§ **EXERCISE REQUIREMENTS**:
Copy each line exactly. Drop every picture.

§ **INFORMATION PROVIDED**:
━━━━━━━━━━━━━━━━
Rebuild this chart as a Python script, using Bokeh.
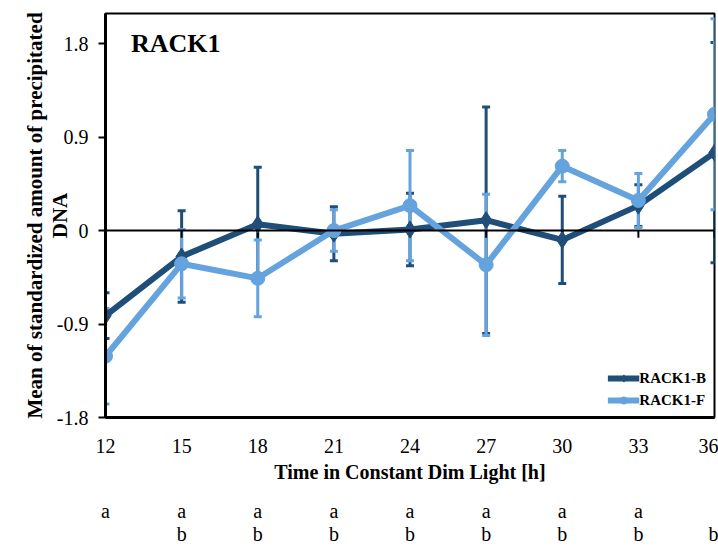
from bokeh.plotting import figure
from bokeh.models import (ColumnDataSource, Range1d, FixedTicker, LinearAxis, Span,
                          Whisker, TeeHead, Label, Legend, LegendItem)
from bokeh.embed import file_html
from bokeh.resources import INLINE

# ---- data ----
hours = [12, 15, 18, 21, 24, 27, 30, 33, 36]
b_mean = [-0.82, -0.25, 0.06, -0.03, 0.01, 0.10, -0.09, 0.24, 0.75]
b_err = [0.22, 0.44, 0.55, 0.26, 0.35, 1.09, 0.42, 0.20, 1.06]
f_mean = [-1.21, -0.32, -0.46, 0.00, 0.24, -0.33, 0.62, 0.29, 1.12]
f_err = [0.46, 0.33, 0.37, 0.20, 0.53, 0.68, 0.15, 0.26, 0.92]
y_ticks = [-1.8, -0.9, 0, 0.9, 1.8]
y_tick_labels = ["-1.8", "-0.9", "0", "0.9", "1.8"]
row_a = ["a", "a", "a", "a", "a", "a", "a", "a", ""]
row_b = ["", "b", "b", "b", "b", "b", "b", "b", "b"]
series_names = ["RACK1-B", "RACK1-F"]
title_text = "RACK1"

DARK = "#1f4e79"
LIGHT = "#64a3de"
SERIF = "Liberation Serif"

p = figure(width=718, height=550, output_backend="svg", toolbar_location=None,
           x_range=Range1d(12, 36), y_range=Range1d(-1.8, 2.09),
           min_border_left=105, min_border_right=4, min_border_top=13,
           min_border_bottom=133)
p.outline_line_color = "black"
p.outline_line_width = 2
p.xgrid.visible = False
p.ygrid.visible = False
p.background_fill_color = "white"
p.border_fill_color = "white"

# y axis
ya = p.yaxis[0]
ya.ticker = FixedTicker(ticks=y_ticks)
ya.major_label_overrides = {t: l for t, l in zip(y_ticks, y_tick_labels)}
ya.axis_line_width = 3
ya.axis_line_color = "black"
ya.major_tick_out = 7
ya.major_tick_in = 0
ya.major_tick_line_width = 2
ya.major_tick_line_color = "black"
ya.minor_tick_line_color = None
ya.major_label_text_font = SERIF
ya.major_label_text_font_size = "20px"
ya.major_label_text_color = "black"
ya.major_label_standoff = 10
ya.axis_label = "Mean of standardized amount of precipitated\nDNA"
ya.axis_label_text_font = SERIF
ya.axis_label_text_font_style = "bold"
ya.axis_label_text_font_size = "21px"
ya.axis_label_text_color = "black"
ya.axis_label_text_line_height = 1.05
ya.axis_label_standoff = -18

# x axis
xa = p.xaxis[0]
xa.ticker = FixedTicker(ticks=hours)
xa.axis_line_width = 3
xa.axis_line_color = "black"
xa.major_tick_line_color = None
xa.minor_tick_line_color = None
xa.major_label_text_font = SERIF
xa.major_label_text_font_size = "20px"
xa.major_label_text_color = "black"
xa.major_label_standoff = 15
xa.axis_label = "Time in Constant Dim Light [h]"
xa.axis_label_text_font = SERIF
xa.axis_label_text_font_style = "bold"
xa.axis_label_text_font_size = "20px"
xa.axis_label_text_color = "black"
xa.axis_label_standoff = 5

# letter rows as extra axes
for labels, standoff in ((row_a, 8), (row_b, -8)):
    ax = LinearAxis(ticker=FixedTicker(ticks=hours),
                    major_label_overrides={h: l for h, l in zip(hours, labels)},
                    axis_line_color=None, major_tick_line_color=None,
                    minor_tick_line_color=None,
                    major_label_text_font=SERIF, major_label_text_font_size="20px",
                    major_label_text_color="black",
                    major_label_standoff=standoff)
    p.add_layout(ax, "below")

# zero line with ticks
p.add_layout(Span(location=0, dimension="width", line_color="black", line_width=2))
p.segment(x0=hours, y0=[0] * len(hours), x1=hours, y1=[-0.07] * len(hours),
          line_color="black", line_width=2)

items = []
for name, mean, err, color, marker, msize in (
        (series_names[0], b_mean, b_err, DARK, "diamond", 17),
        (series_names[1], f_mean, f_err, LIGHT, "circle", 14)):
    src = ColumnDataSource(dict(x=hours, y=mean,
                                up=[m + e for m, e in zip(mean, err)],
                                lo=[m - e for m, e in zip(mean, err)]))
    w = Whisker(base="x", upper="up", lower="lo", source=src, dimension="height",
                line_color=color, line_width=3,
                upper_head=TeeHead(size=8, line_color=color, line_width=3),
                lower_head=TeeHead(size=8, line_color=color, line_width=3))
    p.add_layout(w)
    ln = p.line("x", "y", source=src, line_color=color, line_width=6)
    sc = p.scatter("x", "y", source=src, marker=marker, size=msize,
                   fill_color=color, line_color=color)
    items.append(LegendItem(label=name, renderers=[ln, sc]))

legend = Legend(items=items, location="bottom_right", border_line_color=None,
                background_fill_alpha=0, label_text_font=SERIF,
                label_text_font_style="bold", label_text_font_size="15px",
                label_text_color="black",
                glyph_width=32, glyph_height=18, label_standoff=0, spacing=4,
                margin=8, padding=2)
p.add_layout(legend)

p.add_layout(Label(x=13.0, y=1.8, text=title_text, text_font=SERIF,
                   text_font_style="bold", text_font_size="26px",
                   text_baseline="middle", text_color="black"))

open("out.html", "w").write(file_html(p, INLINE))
━━━━━━━━━━━━━━━━
§ **ANSWER TO THIS TASK**:
Rebuild this chart as a Python script, using Bokeh.
from bokeh.plotting import figure
from bokeh.models import (ColumnDataSource, Range1d, FixedTicker, LinearAxis, Span,
                          Whisker, TeeHead, Label, Legend, LegendItem)
from bokeh.embed import file_html
from bokeh.resources import INLINE

# ---- data ----
hours = [12, 15, 18, 21, 24, 27, 30, 33, 36]
b_mean = [-0.82, -0.25, 0.06, -0.03, 0.01, 0.10, -0.09, 0.24, 0.75]
b_err = [0.22, 0.44, 0.55, 0.26, 0.35, 1.09, 0.42, 0.20, 1.06]
f_mean = [-1.21, -0.32, -0.46, 0.00, 0.24, -0.33, 0.62, 0.29, 1.12]
f_err = [0.46, 0.33, 0.37, 0.20, 0.53, 0.68, 0.15, 0.26, 0.92]
y_ticks = [-1.8, -0.9, 0, 0.9, 1.8]
y_tick_labels = ["-1.8", "-0.9", "0", "0.9", "1.8"]
row_a = ["a", "a", "a", "a", "a", "a", "a", "a", ""]
row_b = ["", "b", "b", "b", "b", "b", "b", "b", "b"]
series_names = ["RACK1-B", "RACK1-F"]
title_text = "RACK1"

DARK = "#1f4e79"
LIGHT = "#64a3de"
SERIF = "Liberation Serif"

p = figure(width=718, height=550, output_backend="svg", toolbar_location=None,
           x_range=Range1d(12, 36), y_range=Range1d(-1.8, 2.09),
           min_border_left=105, min_border_right=4, min_border_top=13,
           min_border_bottom=133)
p.outline_line_color = "black"
p.outline_line_width = 2
p.xgrid.visible = False
p.ygrid.visible = False
p.background_fill_color = "white"
p.border_fill_color = "white"

# y axis
ya = p.yaxis[0]
ya.ticker = FixedTicker(ticks=y_ticks)
ya.major_label_overrides = {t: l for t, l in zip(y_ticks, y_tick_labels)}
ya.axis_line_width = 3
ya.axis_line_color = "black"
ya.major_tick_out = 7
ya.major_tick_in = 0
ya.major_tick_line_width = 2
ya.major_tick_line_color = "black"
ya.minor_tick_line_color = None
ya.major_label_text_font = SERIF
ya.major_label_text_font_size = "20px"
ya.major_label_text_color = "black"
ya.major_label_standoff = 10
ya.axis_label = "Mean of standardized amount of precipitated\nDNA"
ya.axis_label_text_font = SERIF
ya.axis_label_text_font_style = "bold"
ya.axis_label_text_font_size = "21px"
ya.axis_label_text_color = "black"
ya.axis_label_text_line_height = 1.05
ya.axis_label_standoff = -18

# x axis
xa = p.xaxis[0]
xa.ticker = FixedTicker(ticks=hours)
xa.axis_line_width = 3
xa.axis_line_color = "black"
xa.major_tick_line_color = None
xa.minor_tick_line_color = None
xa.major_label_text_font = SERIF
xa.major_label_text_font_size = "20px"
xa.major_label_text_color = "black"
xa.major_label_standoff = 15
xa.axis_label = "Time in Constant Dim Light [h]"
xa.axis_label_text_font = SERIF
xa.axis_label_text_font_style = "bold"
xa.axis_label_text_font_size = "20px"
xa.axis_label_text_color = "black"
xa.axis_label_standoff = 5

# letter rows as extra axes
for labels, standoff in ((row_a, 8), (row_b, -8)):
    ax = LinearAxis(ticker=FixedTicker(ticks=hours),
                    major_label_overrides={h: l for h, l in zip(hours, labels)},
                    axis_line_color=None, major_tick_line_color=None,
                    minor_tick_line_color=None,
                    major_label_text_font=SERIF, major_label_text_font_size="20px",
                    major_label_text_color="black",
                    major_label_standoff=standoff)
    p.add_layout(ax, "below")

# zero line with ticks
p.add_layout(Span(location=0, dimension="width", line_color="black", line_width=2))
p.segment(x0=hours, y0=[0] * len(hours), x1=hours, y1=[-0.07] * len(hours),
          line_color="black", line_width=2)

items = []
for name, mean, err, color, marker, msize in (
        (series_names[0], b_mean, b_err, DARK, "diamond", 17),
        (series_names[1], f_mean, f_err, LIGHT, "circle", 14)):
    src = ColumnDataSource(dict(x=hours, y=mean,
                                up=[m + e for m, e in zip(mean, err)],
                                lo=[m - e for m, e in zip(mean, err)]))
    w = Whisker(base="x", upper="up", lower="lo", source=src, dimension="height",
                line_color=color, line_width=3,
                upper_head=TeeHead(size=8, line_color=color, line_width=3),
                lower_head=TeeHead(size=8, line_color=color, line_width=3))
    p.add_layout(w)
    ln = p.line("x", "y", source=src, line_color=color, line_width=6)
    sc = p.scatter("x", "y", source=src, marker=marker, size=msize,
                   fill_color=color, line_color=color)
    items.append(LegendItem(label=name, renderers=[ln, sc]))

legend = Legend(items=items, location="bottom_right", border_line_color=None,
                background_fill_alpha=0, label_text_font=SERIF,
                label_text_font_style="bold", label_text_font_size="15px",
                label_text_color="black",
                glyph_width=32, glyph_height=18, label_standoff=0, spacing=4,
                margin=8, padding=2)
p.add_layout(legend)

p.add_layout(Label(x=13.0, y=1.8, text=title_text, text_font=SERIF,
                   text_font_style="bold", text_font_size="26px",
                   text_baseline="middle", text_color="black"))

open("out.html", "w").write(file_html(p, INLINE))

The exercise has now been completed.